Ну, жить так жить. После того Савинков пошёл. Ходил он быстро, бочком, осторожно переступал с пятки на носок – но и спешить ему было незачем. Белокурая доводила его до пролеска и шла за забор, раскачиваясь в бедрах, к больным-болезным, а Савинков на скамью, а то и вообще на землю, если сухо да тепло, лицом к деревам, и ждал её возвращения. У него возникли свои дни, от ухода её до возвращения. И за такой день, в ожидании белокурой, многое происходило – и всё по разному, но в одном направлении: в ясности, зачем жить. Как жить. Как передвигаться по бесконечной дуге заката одушевленным корольком. И не менять, а поддерживать. А когда она возвращалась, а когда наступала ночь, тогда все краски ясности смывались в одно пятно, тогда все же мучила его досада, что не может он всего, чего хочет, и никак уже этого ему не изменить. А она гладила его по лицу и орошала его теплыми крупными слезинками: «А мне другого не надобно. У меня всякого было, а вот ты – жизнь моя, тихое мое счастье». И становилось хорошо. Как сухой земле дождь.
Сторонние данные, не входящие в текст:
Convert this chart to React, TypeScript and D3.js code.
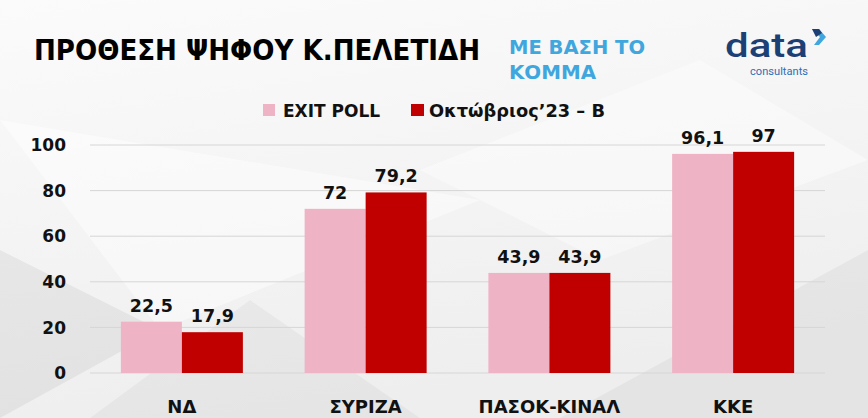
import * as d3 from 'd3';

const categories = ['ΝΔ', 'ΣΥΡΙΖΑ', 'ΠΑΣΟΚ-ΚΙΝΑΛ', 'ΚΚΕ'];
const exitPoll = [22.5, 72, 43.9, 96.1];
const october23 = [17.9, 79.2, 43.9, 97];
const seriesNames = ['EXIT POLL', 'Οκτώβριος’23 – Β'];
const seriesColors = ['#efb3c6', '#c00000'];
const yTicks = [0, 20, 40, 60, 80, 100];

const W = 868;
const H = 418;
const LABEL_FONT = '"DejaVu Sans", "Open Sans", sans-serif';

const fmt = (v: number) => String(v).replace('.', ',');

export default function App() {
  const x = d3.scaleBand<string>().domain(categories).range([90, 825]).paddingInner(0.336).paddingOuter(0.168);
  const xSeries = d3.scaleBand<number>().domain([0, 1]).range([0, x.bandwidth()]);
  const y = d3.scaleLinear().domain([0, 100]).range([373, 145]);
  const series = [exitPoll, october23];

  return (
    <svg width={W} height={H} style={{ position: 'fixed', left: 0, top: 0 }} fontFamily={LABEL_FONT}>
      <defs>
        <linearGradient id="bg" x1="0" y1="0" x2="0.3" y2="1">
          <stop offset="0" stopColor="#fbfbfb" />
          <stop offset="1" stopColor="#eeeeee" />
        </linearGradient>
      </defs>
      <rect width={W} height={H} fill="url(#bg)" />
      {/* faint background facets */}
      <polygon points="0,250 160,330 0,418" fill="#000" opacity={0.05} />
      <polygon points="90,418 250,300 420,418" fill="#000" opacity={0.035} />
      <polygon points="0,120 480,200 160,330" fill="#fff" opacity={0.45} />
      <polygon points="560,418 868,250 868,418" fill="#000" opacity={0.04} />
      <polygon points="420,170 700,60 868,160 600,260" fill="#fff" opacity={0.4} />

      {/* title */}
      <text x={34} y={60} fontFamily='"Liberation Sans Narrow", "DejaVu Sans Condensed", "Liberation Sans", sans-serif'
        fontWeight={700} fontSize={29} fill="#000" textLength={446} lengthAdjust="spacingAndGlyphs">
        ΠΡΟΘΕΣΗ ΨΗΦΟΥ Κ.ΠΕΛΕΤΙΔΗ
      </text>
      <g fontFamily='"Liberation Sans Narrow", "DejaVu Sans Condensed", sans-serif' fontWeight={700} fontSize={20} fill="#3fa6de">
        <text x={509} y={54} textLength={136} lengthAdjust="spacingAndGlyphs">ΜΕ ΒΑΣΗ ΤΟ</text>
        <text x={509} y={79} textLength={87} lengthAdjust="spacingAndGlyphs">ΚΟΜΜΑ</text>
      </g>

      {/* logo */}
      <text x={725} y={57} fontFamily="Roboto, sans-serif" fontWeight={500} fontSize={34} fill="#1c3f75"
        textLength={83} lengthAdjust="spacingAndGlyphs">data</text>
      <text x={750} y={75} fontFamily="Roboto, sans-serif" fontSize={10.5} fill="#2f6db5"
        textLength={58} lengthAdjust="spacingAndGlyphs">consultants</text>
      <path d="M812,29 L819,29 L826,37 L819,45 L814,45 L820,37 Z" fill="#3fa6de" />
      <path d="M812,29 L819,29 L822,33 L816,37 Z" fill="#1c3f75" />

      {/* legend */}
      <g fontSize={17} fontWeight={700} fill="#111">
        <rect x={263} y={104} width={12} height={12} fill={seriesColors[0]} />
        <text x={283} y={117}>{seriesNames[0]}</text>
        <rect x={411} y={104} width={13} height={12} fill={seriesColors[1]} />
        <text x={429} y={117} textLength={176} lengthAdjust="spacingAndGlyphs">{seriesNames[1]}</text>
      </g>

      {/* grid + y axis */}
      <g>
        {yTicks.map((t) => (
          <g key={t}>
            <line x1={90} x2={825} y1={y(t)} y2={y(t)} stroke="#d6d6d6" strokeWidth={1} />
            <text x={66} y={y(t)} dy="0.36em" textAnchor="end" fontSize={17} fontWeight={700} fill="#111">{t}</text>
          </g>
        ))}
      </g>

      {/* bars */}
      {categories.map((c, i) => (
        <g key={c} transform={`translate(${x(c)},0)`}>
          {series.map((s, j) => (
            <g key={j}>
              <rect x={xSeries(j)} y={y(s[i])} width={xSeries.bandwidth()} height={y(0) - y(s[i])} fill={seriesColors[j]} />
              <text x={(xSeries(j) ?? 0) + xSeries.bandwidth() / 2} y={y(s[i]) - 10} textAnchor="middle"
                fontSize={17.5} fontWeight={700} fill="#111">{fmt(s[i])}</text>
            </g>
          ))}
          <text x={x.bandwidth() / 2} y={413} textAnchor="middle" fontSize={18} fontWeight={700} fill="#111">{c}</text>
        </g>
      ))}
    </svg>
  );
}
Сперва ещё в больнице, а потом и в городе Савинкова часто узнавали, кивали друг другу головами и шептались: вон Савинков-иностранец. Эхе-хе. Вот ведь, на вид калека, а бабы все ж одно в самое ядро, в корень глядят. Эхе-хе.

А дядька – тот рад был-радешенек, хоть и серчал. Всё частил: сейчас набалуешься, а как огомонишься – жить у меня, Илия, будешь. А как помру – если доживу до такого – так будет хоть на кого хозяйство оставить. Не «чехам» же оставлять… Родину доверю тебе. Мужик. Тебе можно оставить. Жила у тебя есть наша. Савинковская. А то и не умру совсем – тебе заботы меньше.

А Савинков – тот и не спорил. Жизнь, потому как, только началась, что ж тут спорить да втолковывать, где она теперь, его родина. Да и не объяснишь – никому, ничего, никогда. Потому как не словом, опять же, не-жизнь преодолевается. Зависимость от тяготения времени.